**DESCRIPTION OF THE TASK**: Reproduce the records below in full and word for word, excluding pictures.

Code that draws figures

■ ■ ■ ■ ■ ■ ■

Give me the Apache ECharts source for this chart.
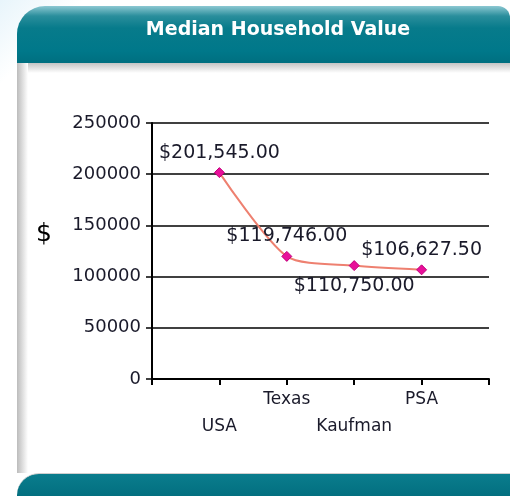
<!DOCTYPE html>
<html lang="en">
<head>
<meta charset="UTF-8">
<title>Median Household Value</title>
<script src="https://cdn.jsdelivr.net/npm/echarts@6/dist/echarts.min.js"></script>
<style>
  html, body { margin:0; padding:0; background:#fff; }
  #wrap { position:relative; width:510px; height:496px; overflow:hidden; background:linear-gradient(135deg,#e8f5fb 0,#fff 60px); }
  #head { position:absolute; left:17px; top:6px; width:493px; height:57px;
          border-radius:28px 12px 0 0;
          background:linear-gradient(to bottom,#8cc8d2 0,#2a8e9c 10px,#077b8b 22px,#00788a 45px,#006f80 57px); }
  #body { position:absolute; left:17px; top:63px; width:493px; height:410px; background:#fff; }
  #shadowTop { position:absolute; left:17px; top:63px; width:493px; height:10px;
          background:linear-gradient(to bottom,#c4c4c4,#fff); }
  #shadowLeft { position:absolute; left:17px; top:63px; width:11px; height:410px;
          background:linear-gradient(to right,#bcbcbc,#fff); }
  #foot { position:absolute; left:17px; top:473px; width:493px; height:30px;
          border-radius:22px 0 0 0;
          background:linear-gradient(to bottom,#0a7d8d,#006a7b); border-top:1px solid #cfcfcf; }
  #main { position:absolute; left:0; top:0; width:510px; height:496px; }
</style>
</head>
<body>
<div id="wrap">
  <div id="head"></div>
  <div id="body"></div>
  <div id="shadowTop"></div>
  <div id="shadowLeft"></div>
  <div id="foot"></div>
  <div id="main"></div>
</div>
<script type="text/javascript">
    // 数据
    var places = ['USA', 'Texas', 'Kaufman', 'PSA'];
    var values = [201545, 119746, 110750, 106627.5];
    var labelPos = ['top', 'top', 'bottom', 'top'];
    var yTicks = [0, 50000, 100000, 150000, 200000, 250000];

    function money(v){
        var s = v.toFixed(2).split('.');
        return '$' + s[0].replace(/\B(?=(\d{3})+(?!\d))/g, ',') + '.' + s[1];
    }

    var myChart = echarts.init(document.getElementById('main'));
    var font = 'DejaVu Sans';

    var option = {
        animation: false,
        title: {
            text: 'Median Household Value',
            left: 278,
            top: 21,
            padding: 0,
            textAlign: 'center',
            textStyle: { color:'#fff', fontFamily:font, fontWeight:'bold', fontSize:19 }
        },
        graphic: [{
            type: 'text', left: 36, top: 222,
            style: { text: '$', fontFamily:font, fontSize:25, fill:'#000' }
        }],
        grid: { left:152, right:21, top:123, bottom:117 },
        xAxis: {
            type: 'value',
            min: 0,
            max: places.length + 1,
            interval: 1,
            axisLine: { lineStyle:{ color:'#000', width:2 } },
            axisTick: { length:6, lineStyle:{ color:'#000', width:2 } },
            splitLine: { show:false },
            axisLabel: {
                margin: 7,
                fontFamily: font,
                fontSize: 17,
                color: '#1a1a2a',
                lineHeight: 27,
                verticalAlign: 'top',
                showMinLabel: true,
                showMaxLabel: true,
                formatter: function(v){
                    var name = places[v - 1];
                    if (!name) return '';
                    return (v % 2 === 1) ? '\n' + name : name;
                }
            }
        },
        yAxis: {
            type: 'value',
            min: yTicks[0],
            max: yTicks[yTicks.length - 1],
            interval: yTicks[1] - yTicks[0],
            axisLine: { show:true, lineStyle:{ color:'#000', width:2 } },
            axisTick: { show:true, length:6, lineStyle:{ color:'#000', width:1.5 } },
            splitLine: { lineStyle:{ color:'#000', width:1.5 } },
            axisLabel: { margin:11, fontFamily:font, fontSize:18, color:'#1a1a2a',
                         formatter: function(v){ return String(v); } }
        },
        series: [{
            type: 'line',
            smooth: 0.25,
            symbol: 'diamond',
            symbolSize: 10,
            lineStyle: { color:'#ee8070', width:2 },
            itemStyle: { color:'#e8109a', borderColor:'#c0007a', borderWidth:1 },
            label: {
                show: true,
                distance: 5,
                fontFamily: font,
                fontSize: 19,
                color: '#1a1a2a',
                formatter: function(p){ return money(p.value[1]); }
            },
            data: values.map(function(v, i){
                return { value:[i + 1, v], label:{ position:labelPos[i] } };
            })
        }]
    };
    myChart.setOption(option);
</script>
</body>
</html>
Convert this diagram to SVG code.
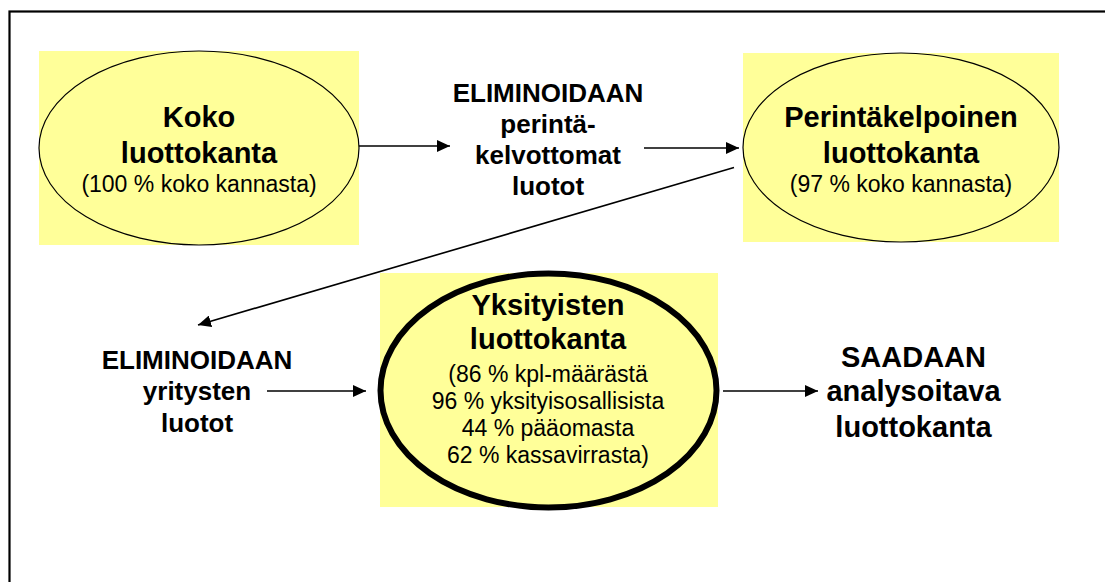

■ ■ ■ ■ ■ ■ ■

**RESULT OF THE TASK**:
Give me the Apache ECharts source for this chart.
<!DOCTYPE html>
<html lang="en">
<head>
<meta charset="UTF-8">
<title>Median Household Value</title>
<script src="https://cdn.jsdelivr.net/npm/echarts@6/dist/echarts.min.js"></script>
<style>
  html, body { margin:0; padding:0; background:#fff; }
  #wrap { position:relative; width:510px; height:496px; overflow:hidden; background:linear-gradient(135deg,#e8f5fb 0,#fff 60px); }
  #head { position:absolute; left:17px; top:6px; width:493px; height:57px;
          border-radius:28px 12px 0 0;
          background:linear-gradient(to bottom,#8cc8d2 0,#2a8e9c 10px,#077b8b 22px,#00788a 45px,#006f80 57px); }
  #body { position:absolute; left:17px; top:63px; width:493px; height:410px; background:#fff; }
  #shadowTop { position:absolute; left:17px; top:63px; width:493px; height:10px;
          background:linear-gradient(to bottom,#c4c4c4,#fff); }
  #shadowLeft { position:absolute; left:17px; top:63px; width:11px; height:410px;
          background:linear-gradient(to right,#bcbcbc,#fff); }
  #foot { position:absolute; left:17px; top:473px; width:493px; height:30px;
          border-radius:22px 0 0 0;
          background:linear-gradient(to bottom,#0a7d8d,#006a7b); border-top:1px solid #cfcfcf; }
  #main { position:absolute; left:0; top:0; width:510px; height:496px; }
</style>
</head>
<body>
<div id="wrap">
  <div id="head"></div>
  <div id="body"></div>
  <div id="shadowTop"></div>
  <div id="shadowLeft"></div>
  <div id="foot"></div>
  <div id="main"></div>
</div>
<script type="text/javascript">
    // 数据
    var places = ['USA', 'Texas', 'Kaufman', 'PSA'];
    var values = [201545, 119746, 110750, 106627.5];
    var labelPos = ['top', 'top', 'bottom', 'top'];
    var yTicks = [0, 50000, 100000, 150000, 200000, 250000];

    function money(v){
        var s = v.toFixed(2).split('.');
        return '$' + s[0].replace(/\B(?=(\d{3})+(?!\d))/g, ',') + '.' + s[1];
    }

    var myChart = echarts.init(document.getElementById('main'));
    var font = 'DejaVu Sans';

    var option = {
        animation: false,
        title: {
            text: 'Median Household Value',
            left: 278,
            top: 21,
            padding: 0,
            textAlign: 'center',
            textStyle: { color:'#fff', fontFamily:font, fontWeight:'bold', fontSize:19 }
        },
        graphic: [{
            type: 'text', left: 36, top: 222,
            style: { text: '$', fontFamily:font, fontSize:25, fill:'#000' }
        }],
        grid: { left:152, right:21, top:123, bottom:117 },
        xAxis: {
            type: 'value',
            min: 0,
            max: places.length + 1,
            interval: 1,
            axisLine: { lineStyle:{ color:'#000', width:2 } },
            axisTick: { length:6, lineStyle:{ color:'#000', width:2 } },
            splitLine: { show:false },
            axisLabel: {
                margin: 7,
                fontFamily: font,
                fontSize: 17,
                color: '#1a1a2a',
                lineHeight: 27,
                verticalAlign: 'top',
                showMinLabel: true,
                showMaxLabel: true,
                formatter: function(v){
                    var name = places[v - 1];
                    if (!name) return '';
                    return (v % 2 === 1) ? '\n' + name : name;
                }
            }
        },
        yAxis: {
            type: 'value',
            min: yTicks[0],
            max: yTicks[yTicks.length - 1],
            interval: yTicks[1] - yTicks[0],
            axisLine: { show:true, lineStyle:{ color:'#000', width:2 } },
            axisTick: { show:true, length:6, lineStyle:{ color:'#000', width:1.5 } },
            splitLine: { lineStyle:{ color:'#000', width:1.5 } },
            axisLabel: { margin:11, fontFamily:font, fontSize:18, color:'#1a1a2a',
                         formatter: function(v){ return String(v); } }
        },
        series: [{
            type: 'line',
            smooth: 0.25,
            symbol: 'diamond',
            symbolSize: 10,
            lineStyle: { color:'#ee8070', width:2 },
            itemStyle: { color:'#e8109a', borderColor:'#c0007a', borderWidth:1 },
            label: {
                show: true,
                distance: 5,
                fontFamily: font,
                fontSize: 19,
                color: '#1a1a2a',
                formatter: function(p){ return money(p.value[1]); }
            },
            data: values.map(function(v, i){
                return { value:[i + 1, v], label:{ position:labelPos[i] } };
            })
        }]
    };
    myChart.setOption(option);
</script>
</body>
</html>
Convert this diagram to SVG code.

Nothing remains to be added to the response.